Big contractors’ denials that they directly contracted Batres’s company “and therefore had no knowledge of the reported abuses taking place on their projects, is highly disappointing,” CTUL added. “This does not offer any meaningful solution to the problems faced by construction workers, beyond cooperation with law enforcement once such abuses are uncovered.”
“Let’s be clear. This approach from developers and general contractors does nothing to detect and remedy existing abuses or to prevent future abuses. Worse, by denying ultimate responsibility for the working conditions on their projects, it is all but guaranteed that such abuses will continue to take place unchecked,” CTUL warned.
Labor trafficking in the U.S., including in the construction industry, is probably underreported, the U.S. State Department’s most recent report on human rights worldwide shows. Most labor trafficking is intertwined with the illegal sex trade, and most of it involved communities of color, the data adds. Native American workers were particularly vulnerable, it noted.
“Non-government organizations (NGOs) and survivor advocates called for increased collaboration between law enforcement, service providers, and survivors, including in preparation for enforcement actions.
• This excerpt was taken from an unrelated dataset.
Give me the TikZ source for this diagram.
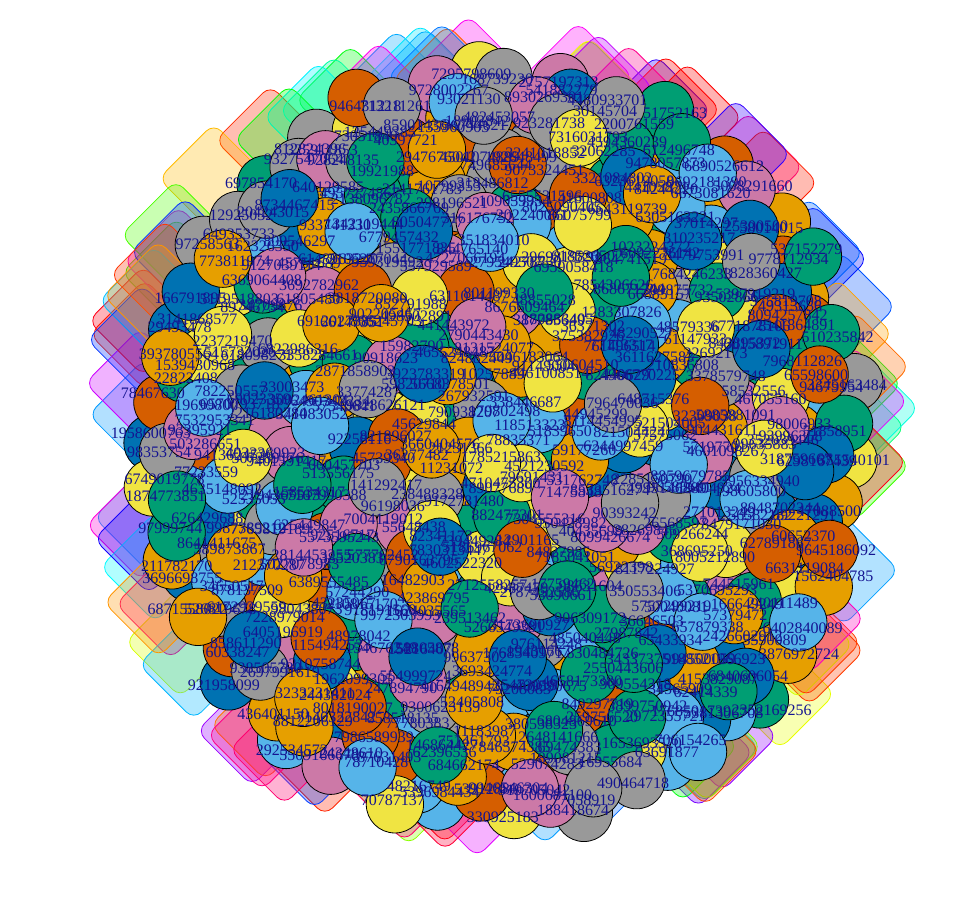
\documentclass[tikz,border=0pt]{standalone}
\usepackage{fontspec}
\setmainfont{Liberation Serif}
\selectcolormodel{rgb}
\definecolor{pal1}{HTML}{E69F00}
\definecolor{pal2}{HTML}{56B4E9}
\definecolor{pal3}{HTML}{009E73}
\definecolor{pal4}{HTML}{F0E442}
\definecolor{pal5}{HTML}{0072B2}
\definecolor{pal6}{HTML}{D55E00}
\definecolor{pal7}{HTML}{CC79A7}
\definecolor{pal8}{HTML}{999999}
\definecolor{lblc}{RGB}{20,20,145}
\begin{document}
\begin{tikzpicture}[x=0.75pt,y=-0.75pt,
  vtx/.style={circle,draw=black,line width=0.6pt,minimum size=43pt,inner sep=0pt},
  lbl/.style={text=lblc,inner sep=0pt,font=\fontsize{12}{13}\selectfont},
  blob/.style={line width=0.6pt,fill opacity=0.3,rounded corners=8pt}]
\useasboundingbox (0,0) rectangle (976,898);
\pgfmathsetseed{4242}
% translucent rounded diamonds forming the outer ring
\foreach \k in {1,...,80}{
  \pgfmathsetmacro\ang{rnd*360}
  \pgfmathsetmacro\hh{rnd}
  \pgfmathsetmacro\ds{max(abs(cos(\ang)),abs(sin(\ang)))}
  \pgfmathsetmacro\rr{425-55*\ds-rnd*18}
  \pgfmathsetmacro\dx{495+\rr*cos(\ang)}
  \pgfmathsetmacro\dy{438-\rr*sin(\ang)}
  \definecolor{dcol}{hsb}{\hh,1,1}
  \draw[blob,draw=dcol,fill=dcol] (\dx,\dy-55) -- (\dx+55,\dy) -- (\dx,\dy+55) -- (\dx-55,\dy) -- cycle;
}
% vertices
\foreach \i in {0,...,449}{
  \pgfmathtruncatemacro\j{mod(\i*31,450)}
  \pgfmathsetmacro\rf{sqrt((\j+0.5)/450)}
  \pgfmathsetmacro\th{10*mod(\j*13.75078,36)}
  \pgfmathsetmacro\cx{502+354*\rf*cos(\th)+rand*8}
  \pgfmathsetmacro\cy{445+378*\rf*sin(\th)+rand*8}
  \pgfmathrandominteger\ci{1}{8}
  \node[vtx,fill=pal\ci] (c\i) at (\cx,\cy) {};
}
% labels on top
\foreach \i in {0,...,449}{
  \pgfmathrandominteger\dd{1}{9}\xdef\numstr{\dd}
  \pgfmathrandominteger\len{7}{9}
  \foreach \k in {1,...,\len}{\pgfmathrandominteger\dd{0}{9}\xdef\numstr{\numstr\dd}}
  \node[lbl] (t\i) at ([shift={(rand*12,rand*12)}]c\i) {\numstr};
}
\end{tikzpicture}
\end{document}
They also called for the development of best practices to identify and respond to the increased use of technology, including social media,” to find and aid victims of labor trafficking, the report adds.
In fiscal year 2017, which ended Sept. 30, 2017, the federal Homeland Security Department “opened 833 investigations possibly involving human trafficking, a decrease from 1,029 in FY 2016.” The Justice Department “formally opened 782 human trafficking investigations, a decrease from 843 in FY 2016.” Justice started 282 prosecutions in fiscal 2017, up 41 from the year before. But only 16 of the 282 involved labor trafficking. The feds have no central source of state and local labor trafficking investigations and prosecutions, the State Department human rights report notes.
And NGOs “continued to report state and local law enforcement demonstrated uncertainty regarding their authority to investigate and prosecute forced labor cases and lacked formal structures to increase the identification of such cases,” the report adds.